• **THE EXERCISE**
Find the lines holding the word "chart" and collect them.

(Items from a dataset)
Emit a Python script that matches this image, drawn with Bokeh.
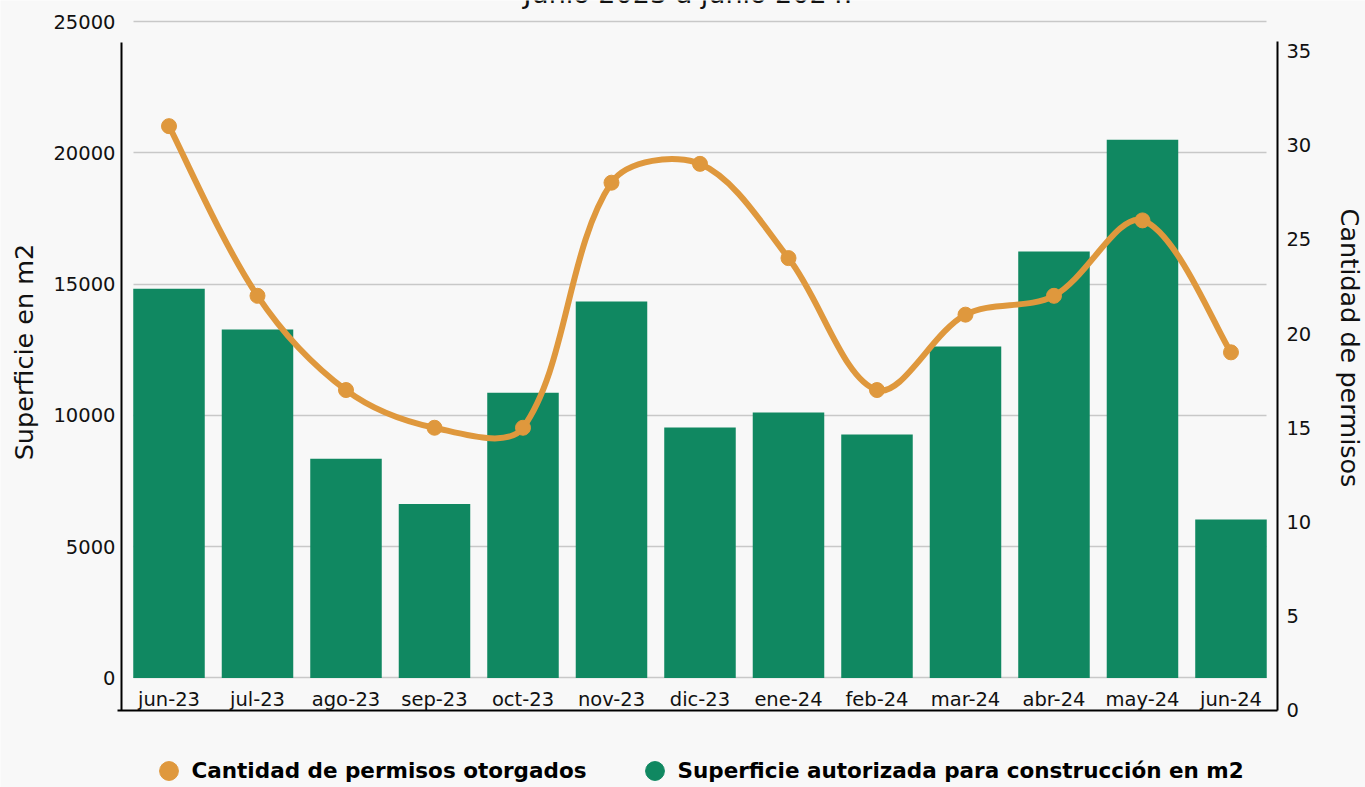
import math
from bokeh.plotting import figure
from bokeh.models import (Range1d, LinearAxis, FixedTicker, ColumnDataSource,
                          Legend, LegendItem, Label, Grid)
from bokeh.embed import file_html
from bokeh.resources import INLINE

# ---------------- data ----------------
months = ["jun-23", "jul-23", "ago-23", "sep-23", "oct-23", "nov-23", "dic-23",
          "ene-24", "feb-24", "mar-24", "abr-24", "may-24", "jun-24"]
superficie_m2 = [14820, 13270, 8350, 6630, 10860, 14340, 9540,
                 10110, 9270, 12620, 16240, 20500, 6040]
permisos = [31, 22, 17, 15, 15, 28, 29, 24, 17, 21, 22, 26, 19]
left_ticks = [0, 5000, 10000, 15000, 20000, 25000]
right_ticks = [0, 5, 10, 15, 20, 25, 30, 35]

title_text = "Junio 2023 a junio 2024."
left_title = "Superficie en m2"
right_title = "Cantidad de permisos"
legend_line = "Cantidad de permisos otorgados"
legend_bar = "Superficie autorizada para construcción en m2"

# ---------------- style / layout ----------------
GREEN = "#108861"
ORANGE = "#df983d"
BG = "#f8f8f8"
GRID = "#c8c8c8"
FONT = "DejaVu Sans"
TXT = "#111111"

W, H = 1365, 787
# ranges chosen so that the plotting frame covers the whole canvas
X0, X1 = -1.904, 13.520          # bar i centred at i
L0, L1 = -4170, 25800            # bar scale (m2)
R0, R1 = -4.085, 37.666          # count scale
X_AXIS_AT = -1238                # x-axis line level, in m2 scale
LEFT_AT, RIGHT_AT = -0.537, 12.525

xs = list(range(len(months)))
src = ColumnDataSource(dict(x=xs, month=months, sup=superficie_m2, perm=permisos))

p = figure(width=W, height=H, x_range=Range1d(X0, X1), y_range=Range1d(L0, L1),
           output_backend="svg", toolbar_location=None, min_border=0,
           background_fill_color=BG, border_fill_color=BG, outline_line_color=None)
p.extra_y_ranges = {"count": Range1d(R0, R1)}

# ---- x axis ----
xa = p.xaxis[0]
xa.fixed_location = X_AXIS_AT
xa.bounds = (-0.582, RIGHT_AT)
xa.ticker = FixedTicker(ticks=xs)
xa.major_label_overrides = {i: m for i, m in zip(xs, months)}
xa.major_tick_line_color = None
xa.minor_tick_line_color = None
xa.major_tick_out = 0
xa.minor_tick_out = 0
xa.axis_line_color = "black"
xa.axis_line_width = 2
xa.major_label_standoff = -23
xa.major_label_text_font = FONT
xa.major_label_text_font_size = "19.5px"
xa.major_label_text_color = TXT
p.xgrid.visible = False

# ---- left axis: line only ----
ya = p.yaxis[0]
ya.fixed_location = LEFT_AT
ya.ticker = FixedTicker(ticks=[])
ya.bounds = (X_AXIS_AT, 24200)
ya.axis_line_color = "black"
ya.axis_line_width = 2
ya.major_tick_out = 0
ya.minor_tick_out = 0
ya.major_tick_line_color = None
ya.minor_tick_line_color = None
ya.major_label_standoff = 0

yg = p.ygrid[0]
yg.ticker = FixedTicker(ticks=left_ticks)
yg.grid_line_color = GRID
yg.grid_line_width = 1.5
if "cross_bounds" in Grid.properties():
    yg.cross_bounds = (-0.404, 12.404)

# ---- left axis: tick labels ----
ax_l = LinearAxis(fixed_location=LEFT_AT, ticker=FixedTicker(ticks=left_ticks),
                  axis_line_color=None, major_tick_line_color=None,
                  minor_tick_line_color=None, major_tick_out=0, minor_tick_out=0,
                  major_label_standoff=6, major_label_text_font=FONT,
                  major_label_text_font_size="19.5px", major_label_text_color=TXT)
p.add_layout(ax_l, "left")

# ---- right axis ----
ax_r = LinearAxis(fixed_location=RIGHT_AT, y_range_name="count",
                  ticker=FixedTicker(ticks=right_ticks),
                  bounds=(0, 35.49), axis_line_color="black", axis_line_width=2,
                  major_tick_line_color=None, minor_tick_line_color=None,
                  major_tick_out=0, minor_tick_out=0,
                  major_label_standoff=9, major_label_text_font=FONT,
                  major_label_text_font_size="19.5px", major_label_text_color=TXT)
p.add_layout(ax_r, "right")

# ---- bars ----
p.vbar(x="x", top="sup", bottom=0, width=0.808, source=src,
       fill_color=GREEN, line_color=None)

# ---- smoothed line (cubic Bezier segments through the data points) ----
kx = W / (X1 - X0)
ky = H / (R1 - R0)
P = [(x * kx, y * ky) for x, y in zip(xs, permisos)]
n = len(P)


def dist(a, b):
    return math.hypot(P[a][0] - P[b][0], P[a][1] - P[b][1])


tan, f_out, f_in = [], [], []
for i in range(n):
    if i == 0:
        t = (P[1][0] - P[0][0], P[1][1] - P[0][1])
        fo = fi = 0.5
    elif i == n - 1:
        t = (P[i][0] - P[i - 1][0], P[i][1] - P[i - 1][1])
        fo = fi = 0.5
    else:
        t = (P[i + 1][0] - P[i - 1][0], P[i + 1][1] - P[i - 1][1])
        d0, d1 = dist(i - 1, i), dist(i, i + 1)
        fo, fi = d1 / (d0 + d1), d0 / (d0 + d1)
    tan.append(t)
    f_out.append(fo)
    f_in.append(fi)

s = 1.0 / 3.0
seg = dict(x0=[], y0=[], x1=[], y1=[], cx0=[], cy0=[], cx1=[], cy1=[])
for i in range(n - 1):
    a, b = P[i], P[i + 1]
    c0 = (a[0] + tan[i][0] * f_out[i] * s, a[1] + tan[i][1] * f_out[i] * s)
    c1 = (b[0] - tan[i + 1][0] * f_in[i + 1] * s, b[1] - tan[i + 1][1] * f_in[i + 1] * s)
    seg["x0"].append(a[0] / kx); seg["y0"].append(a[1] / ky)
    seg["x1"].append(b[0] / kx); seg["y1"].append(b[1] / ky)
    seg["cx0"].append(c0[0] / kx); seg["cy0"].append(c0[1] / ky)
    seg["cx1"].append(c1[0] / kx); seg["cy1"].append(c1[1] / ky)

p.bezier(x0="x0", y0="y0", x1="x1", y1="y1", cx0="cx0", cy0="cy0", cx1="cx1", cy1="cy1",
         source=ColumnDataSource(seg), y_range_name="count",
         line_color=ORANGE, line_width=6, line_cap="round")

dots = p.scatter(x="x", y="perm", source=src, y_range_name="count", size=15,
                 fill_color=ORANGE, line_color=ORANGE)
bar_key = p.scatter(x="x", y="sup", source=src, size=15,
                    fill_color=GREEN, line_color=GREEN, visible=False)

# ---- legends (bottom) ----
common = dict(padding=0, margin=0, spacing=0, glyph_width=47, glyph_height=47,
              border_line_color=None, background_fill_alpha=0, label_standoff=0,
              label_text_font=FONT, label_text_font_style="bold",
              label_text_font_size="21.5px", label_text_color="black")
leg1 = Legend(items=[LegendItem(label=legend_line, renderers=[dots])],
              location=(144.5, -6.5), **common)
leg2 = Legend(items=[LegendItem(label=legend_bar, renderers=[bar_key])],
              location=(630.5, -6.5), **common)
p.add_layout(leg1, "center")
p.add_layout(leg2, "center")

# ---- texts ----
p.add_layout(Label(x=687.5, y=794, x_units="screen", y_units="screen", text=title_text,
                   text_align="center", text_baseline="alphabetic",
                   text_font=FONT, text_font_size="27px", text_color=TXT))
p.add_layout(Label(x=23.5, y=435.5, x_units="screen", y_units="screen", text=left_title,
                   angle=math.pi / 2, text_align="center", text_baseline="middle",
                   text_font=FONT, text_font_size="25.5px", text_color=TXT))
p.add_layout(Label(x=1349, y=439.5, x_units="screen", y_units="screen", text=right_title,
                   angle=-math.pi / 2, text_align="center", text_baseline="middle",
                   text_font=FONT, text_font_size="25.5px", text_color=TXT))

open("out.html", "w").write(file_html(p, INLINE))
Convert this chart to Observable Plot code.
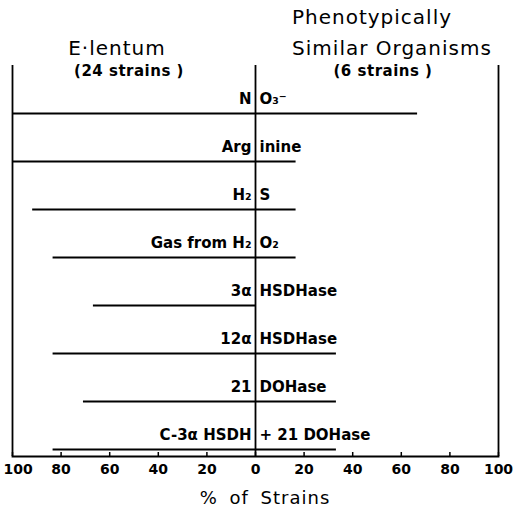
<!DOCTYPE html>
<html><head><meta charset="utf-8">
<script src="https://cdn.jsdelivr.net/npm/d3@7"></script>
<script src="https://cdn.jsdelivr.net/npm/@observablehq/plot@0.6"></script>
<style>
body{margin:0;background:#fff;}
#wrap{position:relative;width:517px;height:519px;font-family:"DejaVu Sans",sans-serif;color:#000;}
.h{position:absolute;width:240px;text-align:center;line-height:22px;white-space:nowrap;}
.big{font-size:20px;letter-spacing:1px;}
.sub{font-size:15px;font-weight:bold;letter-spacing:0.5px;}
</style></head>
<body><div id="wrap">
<div id="chart"></div>
<div class="h big" style="left:252px;top:6px">Phenotypically</div>
<div class="h big" style="left:-3px;top:37px">E·lentum</div>
<div class="h big" style="left:272px;top:37px">Similar Organisms</div>
<div class="h sub" style="left:9px;top:60px">(24 strains )</div>
<div class="h sub" style="left:263px;top:60px">(6 strains )</div>
<div class="h big" style="left:145px;top:487px;font-size:18px;word-spacing:5px;">% of Strains</div>
</div>
<script>
const tests = ["NO3", "Arginine", "H2S", "Gas from H2O2", "3a HSDHase", "12a HSDHase", "21 DOHase", "C-3a HSDH + 21 DOHase"];
const leftLabels = ["N", "Arg", "H₂", "Gas from H₂", "3α", "12α", "21", "C-3α HSDH"];
const rightLabels = ["O₃⁻", "inine", "S", "O₂", "HSDHase", "HSDHase", "DOHase", "+ 21 DOHase"];
const eLentum = [100, 100, 91.7, 83.3, 66.7, 83.3, 70.8, 83.3];
const similar = [66.7, 16.7, 16.7, 16.7, 0, 33.3, 33.3, 33.3];
const tickValues = [-80, -60, -40, -20, 0, 20, 40, 60, 80, 100];
const edgeTick = [-100];

const data = tests.map((t, i) => ({test: t, left: eLentum[i], right: similar[i], ll: leftLabels[i], rl: rightLabels[i]}));
const labelStyle = {tickSize: 0, tickPadding: 8, tickFormat: d => Math.abs(d), label: null, fontSize: 14, fontWeight: "bold"};

const chart = Plot.plot({
  width: 517, height: 519,
  marginLeft: 12, marginRight: 19, marginTop: 65, marginBottom: 63,
  style: {background: "#fff", color: "#000", fontFamily: "DejaVu Sans, sans-serif"},
  x: {domain: [-100, 100]},
  y: {type: "point", domain: tests, range: [113, 449], padding: 0, axis: null},
  marks: [
    Plot.ruleX([-100, 0, 100], {stroke: "#000", strokeWidth: 1.8}),
    Plot.frame({anchor: "bottom", stroke: "#000", strokeWidth: 1.8}),
    Plot.ruleY(data, {y: "test", x1: d => -d.left, x2: d => d.right, stroke: "#000", strokeWidth: 2}),
    Plot.text(data, {x: 0, y: "test", text: "ll", textAnchor: "end", dx: -4, dy: -14, fontSize: 15, fontWeight: "bold"}),
    Plot.text(data, {x: 0, y: "test", text: "rl", textAnchor: "start", dx: 4, dy: -14, fontSize: 15, fontWeight: "bold"}),
    Plot.axisX(tickValues.concat(edgeTick), {tickSize: -4, tickFormat: () => "", label: null, strokeWidth: 1.5}),
    Plot.axisX(tickValues, labelStyle),
    Plot.axisX(edgeTick, {...labelStyle, textAnchor: "start", dx: -9})
  ]
});
document.getElementById("chart").appendChild(chart);
</script>
</body></html>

• **SOLUTION TO THIS TASK**
Convert this chart to Observable Plot code.
<div id="chart"></div>
const chart = Plot.plot({
document.getElementById("chart").appendChild(chart);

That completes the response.